[comp.lang.c] Definition of isprint

scjones@sdrc.UUCP (Larry Jones) (12/14/88)

We're using SAS C on an IBM mainframe and just ran into an
interesting problem.  SAS has defined "printing character" in
terms of what is printable on an ancient line printer so some
obviously printable characters such as "{", "}", "[", "]", "\",
and "!" cause isprint() to return 0!

Am I the only one who thinks this is less than useful?

The dpANS seems to allow this, since "printing character" is
implementation defined, but it seems to me that the C source
character set should be specified as printable in the "C" locale.
The problem seems to be that the exact semantics of ispunct() are
not specified for the "C" locale.

Was this an oversight or was it intentional?  I was there, but I
don't remember.

----
Larry Jones                         UUCP: uunet!sdrc!scjones
SDRC                                      scjones@sdrc.uucp
2000 Eastman Dr.                    BIX:  ltl
Milford, OH  45150                  AT&T: (513) 576-2070
"Save the Quayles" - Mark Russell

gwyn@smoke.BRL.MIL (Doug Gwyn ) (12/15/88)

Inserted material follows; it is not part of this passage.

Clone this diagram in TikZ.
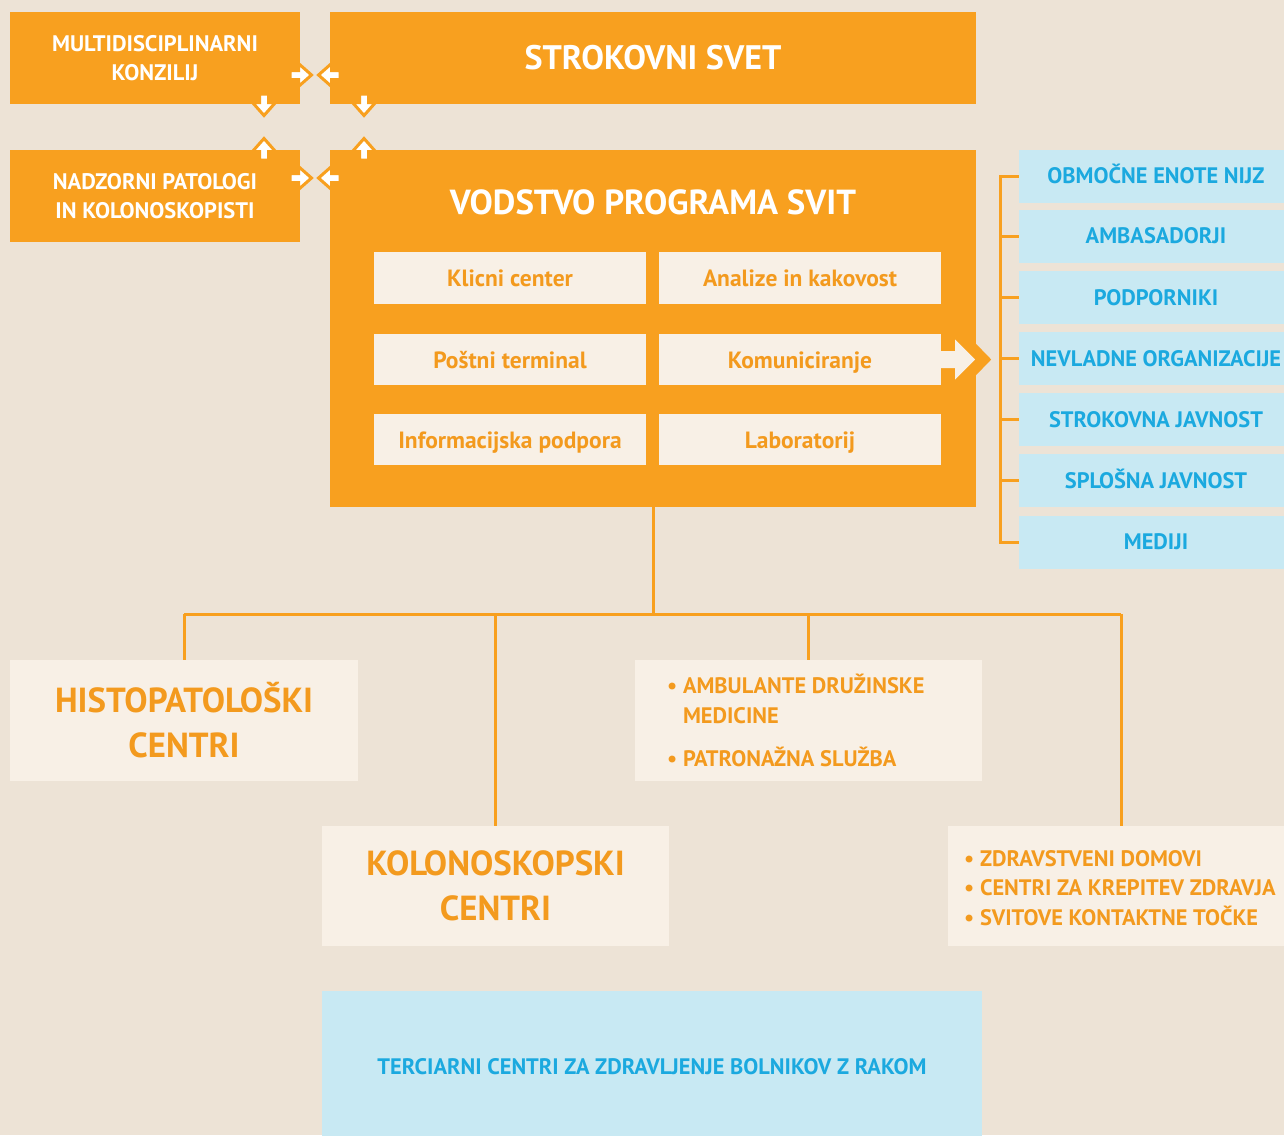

In article <474@sdrc.UUCP> scjones@sdrc.UUCP (Larry Jones) writes:
>SAS has defined "printing character" in
>terms of what is printable on an ancient line printer so some
>obviously printable characters such as "{", "}", "[", "]", "\",
>and "!" cause isprint() to return 0!

No doubt about it, one does find some stupid interpretations
of the CTYPE macros in many implementations.  Berkeley's was
pretty strange for a release or two (fixed now).

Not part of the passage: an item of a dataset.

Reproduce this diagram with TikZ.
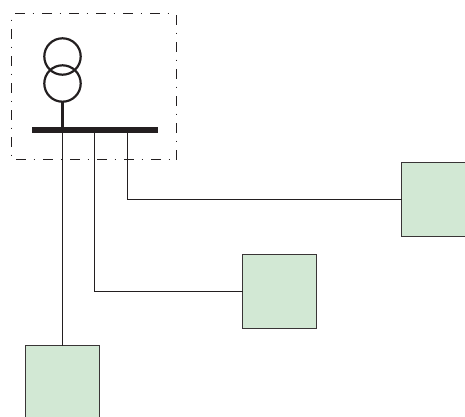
\documentclass[tikz,border=0pt]{standalone}
\definecolor{loadfill}{HTML}{D2E8D4}
\definecolor{inkline}{HTML}{231F20}
\tikzset{
  loadbox/.style={draw=inkline!90,fill=loadfill,line width=1.3pt,minimum width=74pt,minimum height=74pt,inner sep=0pt,outer sep=0pt},
  wire/.style={draw=inkline,line width=1.3pt},
  winding/.style={draw=inkline,line width=2.2pt,circle,minimum size=36.4pt,inner sep=0pt,outer sep=0pt},
  busbar/.style={fill=inkline,draw=none,minimum width=126.5pt,minimum height=6pt,inner sep=0pt,outer sep=0pt},
  zonebox/.style={draw=inkline,line width=1.5pt,dash pattern=on 10pt off 7.5pt on 1.5pt off 8pt},
}
\begin{document}
\begin{tikzpicture}[x=1pt,y=-1pt]
\useasboundingbox (0,0) rectangle (465,416);
\clip (0,0) rectangle (465,416);
\draw[zonebox] (15,13.5) -- (172,13.5);
\draw[zonebox] (176.5,15) -- (176.5,160);
\draw[zonebox] (16,159.5) -- (172,159.5);
\draw[zonebox,dash phase=17.5pt] (11.5,19.5) -- (11.5,156);
\node[busbar] (bus) at (94.75,129.5) {};
\node[winding] (w1) at (62.5,56.5) {};
\node[winding] (w2) at (62.5,83.5) {};
\node[loadbox] (r) at (438.5,199.5) {};
\node[loadbox] (m) at (279.5,291.5) {};
\node[loadbox] (b) at (62.5,382.5) {};
\coordinate (t1) at (62.5,129.5);
\coordinate (t2) at (94.5,129.5);
\coordinate (t3) at (127.5,129.5);
\draw[wire,line width=2.2pt] (w2) -- (t1);
\draw[wire] (t1) -- (b.north);
\draw[wire] (t2) |- (m.west);
\draw[wire] (t3) |- (r.west);
\end{tikzpicture}
\end{document}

>The dpANS seems to allow this, since "printing character" is
>implementation defined, but it seems to me that the C source
>character set should be specified as printable in the "C" locale.
>The problem seems to be that the exact semantics of ispunct() are
>not specified for the "C" locale.

I don't have the proposed standard at hand, but I believe
that the intention was that in the "C" locale all the C source
graphic characters (glyphs) plus the space character are
supposed to satisfy isprint().  I believe that other non-control
characters were also supposed to be allowed (but not required)
to satify isprint() in the "C" locale, since that is the existing
practice and base document requirement from which the standard
was derived.  If indeed we missed this, implementors should
still do it right, if only as a favor to programmers of portable
applications.

I have to admit I don't find much use for isprint().
If it is broken in the standard, I can live with it.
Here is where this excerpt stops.